How many of the lines that follow contain the word "this"? Give only the number.

* Data lines *

▬▬▬▬▬▬

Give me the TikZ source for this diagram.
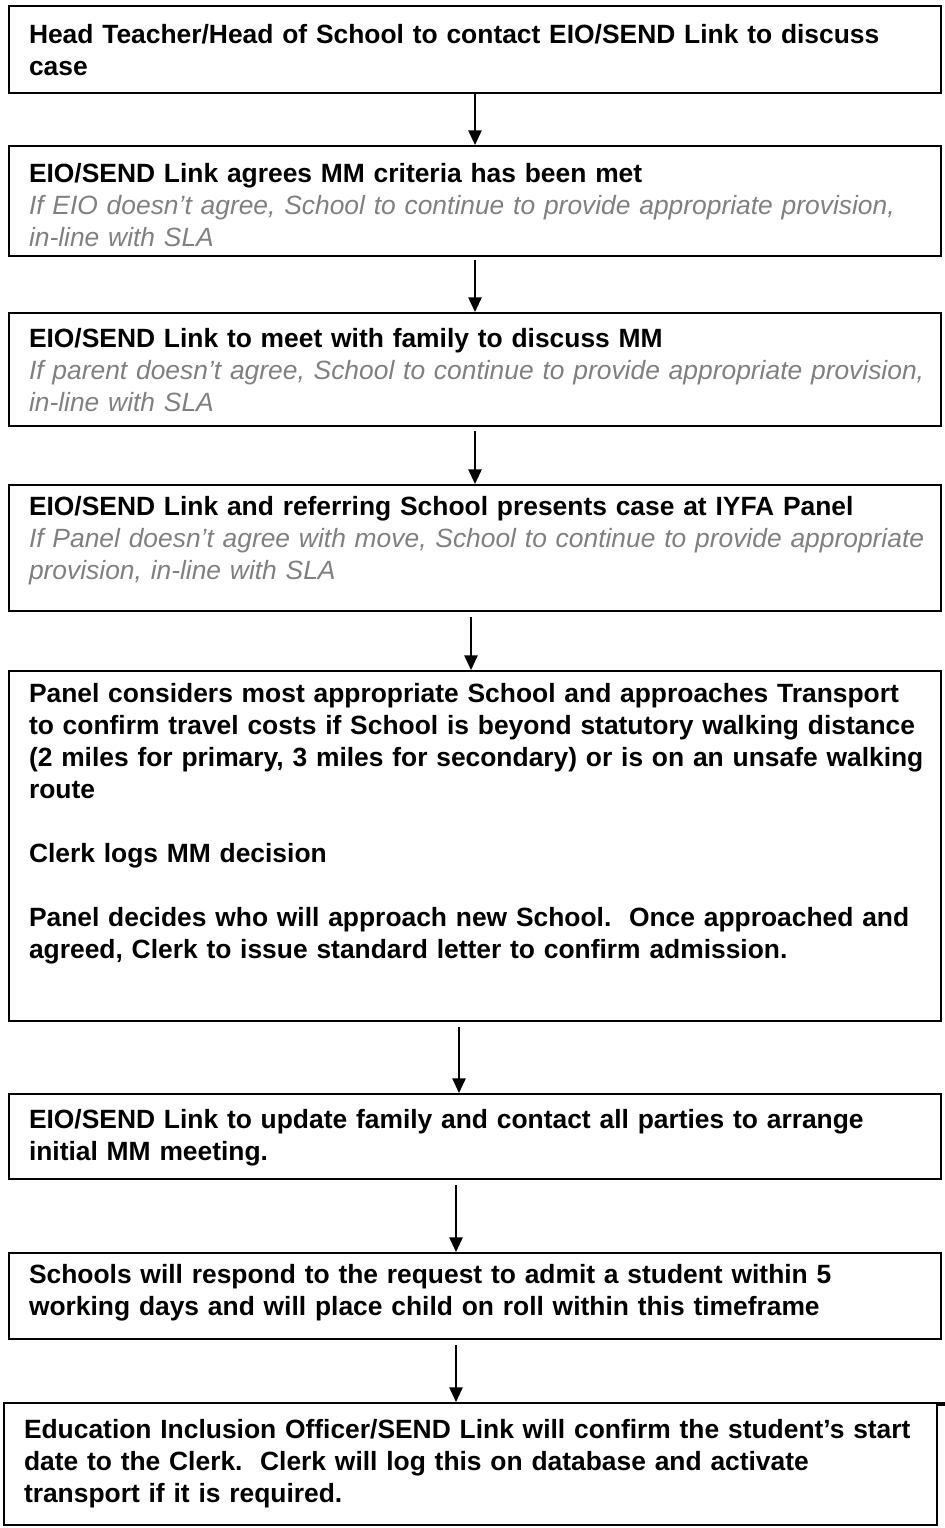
\documentclass[tikz,border=0pt]{standalone}
\usepackage{fontspec}
\setmainfont{Liberation Sans}
\usepackage{xcolor}
\usepackage{tikz}
\usetikzlibrary{arrows.meta}

\definecolor{notegrey}{RGB}{128,128,128}
\newcommand{\boxfont}{\fontsize{19.8}{24}\selectfont\bfseries}
\newcommand{\ifnot}[1]{{\color{notegrey}\mdseries\itshape #1}}

\begin{document}
\begin{tikzpicture}[x=0.75pt, y=-0.75pt, >={Triangle[width=10pt,length=11pt]}, line width=1.5pt,
  stepbox/.style={draw, anchor=north west, inner sep=0pt, text width=699pt, align=left, font=\boxfont,
    execute at begin node={\leftskip=15pt\rightskip=-40pt plus 1fil}},
  flow/.style={->, line width=1.2pt}]
\useasboundingbox (0,0) rectangle (945,1528);

\node [stepbox, text height=27.75pt, text depth=37.5pt] (contact) at (8,5)
  {Head Teacher/Head of School to contact EIO/SEND Link to discuss\\case};
\node [stepbox, text height=27pt, text depth=55.5pt] (agree) at (8,145)
  {EIO/SEND Link agrees MM criteria has been met\\
   \ifnot{If EIO doesn’t agree, School to continue to provide appropriate provision,\\in-line with SLA}};
\node [stepbox, text height=25.5pt, text depth=59.25pt] (family) at (8,312)
  {EIO/SEND Link to meet with family to discuss MM\\
   \ifnot{If parent doesn’t agree, School to continue to provide appropriate provision,\\in-line with SLA}};
\node [stepbox, text height=22.5pt, text depth=72pt] (panel) at (8,484)
  {EIO/SEND Link and referring School presents case at IYFA Panel\\
   \ifnot{If Panel doesn’t agree with move, School to continue to provide appropriate\\provision, in-line with SLA}};
\node [stepbox, text height=23.25pt, text depth=239.25pt] (decide) at (8,670)
  {Panel considers most appropriate School and approaches Transport\\
   to confirm travel costs if School is beyond statutory walking distance\\
   (2 miles for primary, 3 miles for secondary) or is on an unsafe walking\\
   route\\[24pt]
   Clerk logs MM decision\\[24pt]
   Panel decides who will approach new School.\ \ Once approached and\\
   agreed, Clerk to issue standard letter to confirm admission.};
\node [stepbox, text height=25.5pt, text depth=38.25pt] (update) at (8,1093)
  {EIO/SEND Link to update family and contact all parties to arrange\\initial MM meeting.};
\node [stepbox, text height=22.5pt, text depth=42pt] (respond) at (8,1252)
  {Schools will respond to the request to admit a student within 5\\
   working days and will place child on roll within this timeframe};
\node [stepbox, text width=699.75pt, text height=26.25pt, text depth=65.25pt] (confirm) at (3,1402)
  {Education Inclusion Officer/SEND Link will confirm the student’s start\\
   date to the Clerk.\ \ Clerk will log this on database and activate\\
   transport if it is required.};
\draw [line width=2.5pt] ([yshift=-1.5pt]confirm.north east) -- ++(9,0);

\path [flow]
(contact) edge (agree)
(agree) edge [shorten <=2pt] (family)
(family) edge [shorten <=3pt] (panel)
([xshift=-3pt]panel.south) edge [shorten <=3.75pt] ([xshift=-3pt]decide.north)
([xshift=-12pt]decide.south) edge [shorten <=3.75pt] ([xshift=-12pt]update.north)
([xshift=-14.25pt]update.south) edge [shorten <=3.75pt] ([xshift=-14.25pt]respond.north)
([xshift=-14.25pt]respond.south) edge [shorten <=3.75pt] ([xshift=-14.25pt]respond.south |- confirm.north);
\end{tikzpicture}
\end{document}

▬▬▬▬▬▬

* Output of the exercise *
3